**Exercise task:** Set down the material exactly as given, please, from its first line through the line that includes "7, 8, 9, 10];".

**Material:**
- - -

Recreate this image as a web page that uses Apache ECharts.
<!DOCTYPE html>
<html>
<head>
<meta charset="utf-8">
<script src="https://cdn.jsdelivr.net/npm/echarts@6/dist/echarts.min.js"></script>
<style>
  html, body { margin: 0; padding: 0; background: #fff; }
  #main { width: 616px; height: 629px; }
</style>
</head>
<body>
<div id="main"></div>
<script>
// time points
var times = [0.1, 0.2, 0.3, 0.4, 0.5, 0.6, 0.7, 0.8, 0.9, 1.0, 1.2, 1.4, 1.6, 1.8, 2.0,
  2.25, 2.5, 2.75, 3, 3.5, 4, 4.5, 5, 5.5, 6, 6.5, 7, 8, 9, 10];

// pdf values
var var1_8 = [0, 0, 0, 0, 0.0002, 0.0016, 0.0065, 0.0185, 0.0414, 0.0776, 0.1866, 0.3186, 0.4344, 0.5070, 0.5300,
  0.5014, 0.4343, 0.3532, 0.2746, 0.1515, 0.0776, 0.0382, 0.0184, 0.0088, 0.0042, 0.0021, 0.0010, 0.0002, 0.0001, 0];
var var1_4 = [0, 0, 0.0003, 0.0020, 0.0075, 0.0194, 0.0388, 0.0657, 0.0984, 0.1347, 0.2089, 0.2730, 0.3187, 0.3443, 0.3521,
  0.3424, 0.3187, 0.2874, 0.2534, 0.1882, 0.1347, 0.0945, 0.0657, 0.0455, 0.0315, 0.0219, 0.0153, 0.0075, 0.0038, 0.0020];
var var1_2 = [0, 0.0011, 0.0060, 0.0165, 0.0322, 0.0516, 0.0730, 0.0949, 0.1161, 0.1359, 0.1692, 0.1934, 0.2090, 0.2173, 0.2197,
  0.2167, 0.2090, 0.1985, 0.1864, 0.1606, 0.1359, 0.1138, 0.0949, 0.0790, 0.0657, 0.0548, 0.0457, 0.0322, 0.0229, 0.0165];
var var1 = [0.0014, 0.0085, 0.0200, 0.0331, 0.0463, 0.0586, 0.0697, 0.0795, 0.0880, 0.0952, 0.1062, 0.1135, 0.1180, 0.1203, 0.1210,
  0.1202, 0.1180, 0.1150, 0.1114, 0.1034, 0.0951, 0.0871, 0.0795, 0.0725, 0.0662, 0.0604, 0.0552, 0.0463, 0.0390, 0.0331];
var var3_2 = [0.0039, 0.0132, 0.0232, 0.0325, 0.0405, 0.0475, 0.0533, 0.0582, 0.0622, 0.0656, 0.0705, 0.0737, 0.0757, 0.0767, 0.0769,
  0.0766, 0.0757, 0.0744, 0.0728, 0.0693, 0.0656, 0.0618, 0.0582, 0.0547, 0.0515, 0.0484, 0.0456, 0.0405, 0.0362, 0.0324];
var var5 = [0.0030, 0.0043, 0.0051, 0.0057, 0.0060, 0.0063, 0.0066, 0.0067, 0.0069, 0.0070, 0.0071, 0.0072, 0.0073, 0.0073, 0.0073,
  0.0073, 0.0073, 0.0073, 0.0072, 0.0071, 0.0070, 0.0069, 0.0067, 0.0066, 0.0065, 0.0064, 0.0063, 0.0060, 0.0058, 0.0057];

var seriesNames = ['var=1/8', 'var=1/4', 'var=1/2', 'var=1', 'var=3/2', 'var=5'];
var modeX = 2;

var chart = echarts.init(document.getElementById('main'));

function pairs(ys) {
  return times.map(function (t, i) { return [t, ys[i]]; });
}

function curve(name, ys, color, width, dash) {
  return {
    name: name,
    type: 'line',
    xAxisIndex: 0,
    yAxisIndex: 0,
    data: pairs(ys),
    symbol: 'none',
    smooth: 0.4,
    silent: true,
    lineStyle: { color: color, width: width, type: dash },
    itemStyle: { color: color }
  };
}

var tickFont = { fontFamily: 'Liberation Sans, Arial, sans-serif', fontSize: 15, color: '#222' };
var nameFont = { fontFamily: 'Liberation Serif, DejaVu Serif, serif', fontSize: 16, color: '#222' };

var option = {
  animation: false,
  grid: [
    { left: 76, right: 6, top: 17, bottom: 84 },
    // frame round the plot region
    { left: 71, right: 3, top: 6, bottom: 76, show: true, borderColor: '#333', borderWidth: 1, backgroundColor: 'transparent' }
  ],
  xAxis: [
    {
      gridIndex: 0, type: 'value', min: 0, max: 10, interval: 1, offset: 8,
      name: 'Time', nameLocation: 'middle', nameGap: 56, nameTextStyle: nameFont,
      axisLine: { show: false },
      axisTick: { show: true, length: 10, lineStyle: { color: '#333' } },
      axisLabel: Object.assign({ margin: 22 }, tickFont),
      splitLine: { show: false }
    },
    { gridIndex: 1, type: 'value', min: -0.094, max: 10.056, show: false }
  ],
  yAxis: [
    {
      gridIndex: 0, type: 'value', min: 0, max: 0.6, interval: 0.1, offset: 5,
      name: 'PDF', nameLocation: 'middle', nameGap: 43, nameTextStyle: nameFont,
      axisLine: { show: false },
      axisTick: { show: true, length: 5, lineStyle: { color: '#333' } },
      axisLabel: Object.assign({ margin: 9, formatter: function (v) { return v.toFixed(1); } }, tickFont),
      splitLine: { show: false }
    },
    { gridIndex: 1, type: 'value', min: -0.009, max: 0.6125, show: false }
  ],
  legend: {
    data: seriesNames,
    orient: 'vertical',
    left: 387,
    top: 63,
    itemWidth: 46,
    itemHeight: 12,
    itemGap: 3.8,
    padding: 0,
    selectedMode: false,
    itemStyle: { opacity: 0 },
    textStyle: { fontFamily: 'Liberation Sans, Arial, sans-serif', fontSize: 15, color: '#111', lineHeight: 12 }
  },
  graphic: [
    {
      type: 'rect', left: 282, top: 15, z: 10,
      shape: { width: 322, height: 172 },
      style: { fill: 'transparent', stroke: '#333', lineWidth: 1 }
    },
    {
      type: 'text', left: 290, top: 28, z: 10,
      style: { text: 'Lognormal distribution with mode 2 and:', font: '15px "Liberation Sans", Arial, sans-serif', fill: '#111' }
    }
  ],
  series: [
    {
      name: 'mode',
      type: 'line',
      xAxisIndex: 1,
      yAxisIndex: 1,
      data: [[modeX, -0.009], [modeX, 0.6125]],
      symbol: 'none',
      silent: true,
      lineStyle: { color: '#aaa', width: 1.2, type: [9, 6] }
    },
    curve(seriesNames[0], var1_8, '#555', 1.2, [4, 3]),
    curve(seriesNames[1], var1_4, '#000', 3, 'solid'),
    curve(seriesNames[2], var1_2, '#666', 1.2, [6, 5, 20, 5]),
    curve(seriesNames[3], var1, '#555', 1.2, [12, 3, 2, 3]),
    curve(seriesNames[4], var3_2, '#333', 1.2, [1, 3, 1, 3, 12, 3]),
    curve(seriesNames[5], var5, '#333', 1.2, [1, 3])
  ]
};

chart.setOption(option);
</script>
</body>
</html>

- - -

**Completed exercise:**
Recreate this image as a web page that uses Apache ECharts.
<!DOCTYPE html>
<html>
<head>
<meta charset="utf-8">
<script src="https://cdn.jsdelivr.net/npm/echarts@6/dist/echarts.min.js"></script>
<style>
  html, body { margin: 0; padding: 0; background: #fff; }
  #main { width: 616px; height: 629px; }
</style>
</head>
<body>
<div id="main"></div>
<script>
// time points
var times = [0.1, 0.2, 0.3, 0.4, 0.5, 0.6, 0.7, 0.8, 0.9, 1.0, 1.2, 1.4, 1.6, 1.8, 2.0,
  2.25, 2.5, 2.75, 3, 3.5, 4, 4.5, 5, 5.5, 6, 6.5, 7, 8, 9, 10];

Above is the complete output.